A new study introduces a broad and practical scheme for engineering square-lattice moiré systems—a long-sought goal. While moiré physics has been widely explored in triangular and honeycomb materials, square lattices have been rare because few naturally square 2D crystals exist. The researchers propose a simple alternative: take two or more rectangular-lattice two-dimensional materials—such as GeX and SnX monochalcogenides—and rotate them by exactly 90 degrees.

This rotation creates a predictable lattice mismatch along both in-plane directions. When the two lattice vectors differ slightly, they form a long-wavelength moiré pattern that is nearly an ideal square lattice. Using large-scale first-principles simulations on twisted GeS, GeSe, SnS and multilayer variants, the team shows that the spatially varying interlayer registry generates narrow, isolated flat bands at the conduction-band edge. These bands are well captured by a square-lattice Hubbard model with tunable parameters—including nearest-neighbor and next-nearest-neighbor hopping—providing a clean platform to study correlated-electron behavior.

Because the bands are so flat, electron–electron interactions dominate. With ab-initio-derived interaction parameters, the half-filled flat band can form a Mott insulator with Néel antiferromagnetic order, where the magnetic moments reside not on atoms but on moiré-scale orbitals.nThe platform offers exceptional control: material choice and layer number tune magnetic frustration, while electric displacement fields continuously adjust band anisotropy. This flexibility enables systematic exploration of antiferromagnetism, stripe order, pseudogap behavior and unconventional superconductivity.
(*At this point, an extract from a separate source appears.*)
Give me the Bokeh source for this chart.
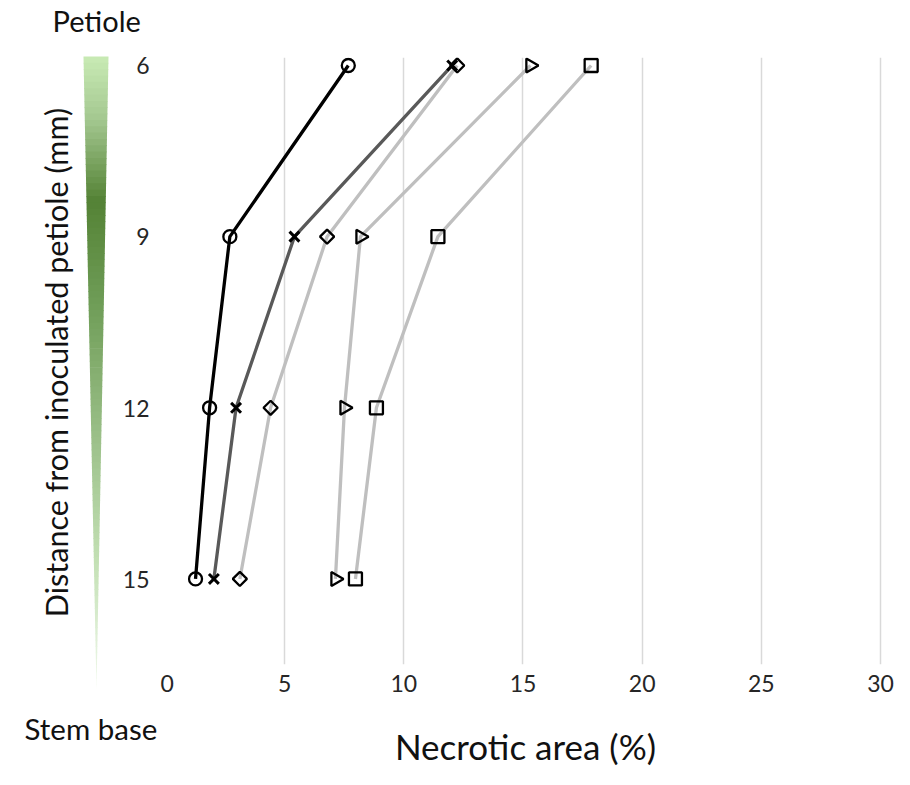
import numpy as np
from bokeh.plotting import figure
from bokeh.layouts import row
from bokeh.models import Range1d, FixedTicker, Label, ColumnDataSource
from bokeh.core.properties import value
from bokeh.embed import file_html
from bokeh.resources import INLINE

# ---- data ----
distance = [6, 9, 12, 15]
y_ticks = [6, 9, 12, 15]
y_tick_labels = ["6", "9", "12", "15"]
x_ticks = [0, 5, 10, 15, 20, 25, 30]
series_circle = [7.67, 2.70, 1.85, 1.26]
series_cross = [12.03, 5.41, 2.96, 2.03]
series_diamond = [12.24, 6.78, 4.41, 3.12]
series_triangle = [15.31, 8.18, 7.51, 7.13]
series_square = [17.86, 11.43, 8.85, 7.97]

FONT = "Lato"
TEXT_COL = "#111111"
TICK_COL = "#262626"

W, H = 894, 769
LEFT_W = 160
FRAME_TOP, FRAME_BOT = 57, 665
Y_BOTTOM, Y_TOP = 16.5, 5.86
PX_PER_MM = (FRAME_BOT - FRAME_TOP) / (Y_BOTTOM - Y_TOP)


def py2y(py):
    """page pixel row -> distance units (same vertical scale in both panels)"""
    return Y_TOP + (py - FRAME_TOP) / PX_PER_MM


# ================= main plot =================
p = figure(width=W - LEFT_W, height=H, output_backend="svg", toolbar_location=None,
           x_range=Range1d(0, 30.21), y_range=Range1d(Y_BOTTOM, Y_TOP),
           min_border_left=5, min_border_right=9, min_border_top=FRAME_TOP,
           min_border_bottom=H - FRAME_BOT)
p.frame_align = False
p.outline_line_color = None
p.background_fill_color = "white"
p.border_fill_color = "white"

p.ygrid.visible = False
p.xgrid.ticker = FixedTicker(ticks=x_ticks)
p.xgrid.grid_line_color = "#d9d9d9"
p.xgrid.grid_line_width = 1.5

p.yaxis.visible = False
ax = p.xaxis[0]
ax.ticker = FixedTicker(ticks=x_ticks)
ax.axis_line_color = None
ax.major_tick_line_color = None
ax.minor_tick_line_color = None
ax.major_label_text_font = FONT
ax.major_label_text_font_size = "23px"
ax.major_label_text_color = TICK_COL
ax.major_label_standoff = 4
ax.axis_label = "Necrotic area (%)"
ax.axis_label_text_font = FONT
ax.axis_label_text_font_size = "35px"
ax.axis_label_text_font_style = "normal"
ax.axis_label_text_color = TEXT_COL
ax.axis_label_standoff = 30

LW = 3.3
p.line(series_square, distance, line_color="#bfbfbf", line_width=LW)
p.line(series_triangle, distance, line_color="#bfbfbf", line_width=LW)
p.line(series_diamond, distance, line_color="#bfbfbf", line_width=LW)
p.line(series_cross, distance, line_color="#595959", line_width=LW)
p.line(series_circle, distance, line_color="#000000", line_width=LW)

MLW = 2.3
p.scatter(series_square, distance, marker="square", size=13, fill_color=None,
          line_color="black", line_width=MLW)
p.scatter(series_triangle, distance, marker="triangle", size=14, angle=-np.pi / 2,
          fill_color=None, line_color="black", line_width=MLW)
p.scatter(series_diamond, distance, marker="square", size=10, angle=np.pi / 4,
          fill_color=None, line_color="black", line_width=MLW)
p.scatter(series_cross, distance, marker="x", size=14, line_color="black",
          line_width=3)
p.scatter(series_circle, distance, marker="circle", size=13, fill_color=None,
          line_color="black", line_width=MLW)

# ================= left panel: gradient wedge, y labels =================
q = figure(width=LEFT_W, height=H, output_backend="svg", toolbar_location=None,
           x_range=Range1d(0, LEFT_W), y_range=Range1d(py2y(H), py2y(0)),
           min_border_left=0, min_border_right=0,
           min_border_top=0, min_border_bottom=0)
q.frame_align = False
q.axis.visible = False
q.grid.visible = False
q.outline_line_color = None
q.background_fill_color = "white"
q.border_fill_color = "white"

# gradient wedge (decoration)
stops_py = [56, 120, 200, 300, 450, 560, 690]
stops_col = ["#c9ebb5", "#a3c78f", "#548235", "#6e9c56", "#9fc38d", "#c3e0b4", "#f2faee"]


def hex2rgb(h):
    return np.array([int(h[i:i + 2], 16) for i in (1, 3, 5)], dtype=float)


rgb_stops = np.array([hex2rgb(c) for c in stops_col])
n = 100
top, bot = 56, 690
edges = np.linspace(top, bot, n + 1)
xs, ys, cols = [], [], []
for i in range(n):
    a = edges[i]
    b = min(edges[i + 1] + 0.7, bot)
    t_a = (a - top) / (bot - top)
    t_b = (b - top) / (bot - top)
    la, ra = 83 + 13 * t_a, 108 - 12 * t_a
    lb, rb = 83 + 13 * t_b, 108 - 12 * t_b
    xs.append([la, ra, rb, lb])
    ys.append([py2y(a), py2y(a), py2y(b), py2y(b)])
    mid = (a + edges[i + 1]) / 2
    c = [np.interp(mid, stops_py, rgb_stops[:, k]) for k in range(3)]
    cols.append("#%02x%02x%02x" % tuple(int(round(v)) for v in c))

q.patches("xs", "ys", source=ColumnDataSource(dict(xs=xs, ys=ys, color=cols)),
          fill_color="color", line_color=None)

# y tick labels (placed on the same distance scale as the main plot)
q.text(x=[149] * len(y_ticks), y=y_ticks, text=y_tick_labels,
       text_font=value(FONT), text_font_size="23px", text_color=TICK_COL,
       text_align="right", text_baseline="middle")

q.add_layout(Label(x=55, y=py2y(362), text="Distance from inoculated petiole (mm)",
                   angle=np.pi / 2, text_font=FONT, text_font_size="30.5px",
                   text_align="center", text_baseline="middle", text_color=TEXT_COL))
q.add_layout(Label(x=52, y=py2y(20), text="Petiole", text_font=FONT,
                   text_font_size="29px", text_baseline="middle", text_align="left",
                   text_color=TEXT_COL))
q.add_layout(Label(x=24, y=py2y(728), text="Stem base", text_font=FONT,
                   text_font_size="29.5px", text_baseline="middle", text_align="left",
                   text_color=TEXT_COL))

layout = row(q, p)
open("out.html", "w").write(file_html(layout, INLINE))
This excites the co-author and MPSD Director Angel Rubio: “The surprising thing is how simple the idea turned out to be. By twisting two rectangular layers by 90 degrees, a clean square lattice appears almost automatically. Once we saw how robust this mechanism was, we realized it could open a large new direction in moiré research.”

Lede Xian, co-author, hopes fellow researchers will use their result in their future work:“We hope this work encourages the community to look more widely at two dimensional materials. Rectangular lattices are more common, and with a simple 90 degree twist they can become a powerful playground for strongly interacting electrons.”

The study was performed by the Max-Planck-Institute for the Structure and Dynamics of Matter together with colleagues from the RWTH Aachen, the Tsientang Institute for Advanced Study and University of Pennsilvania.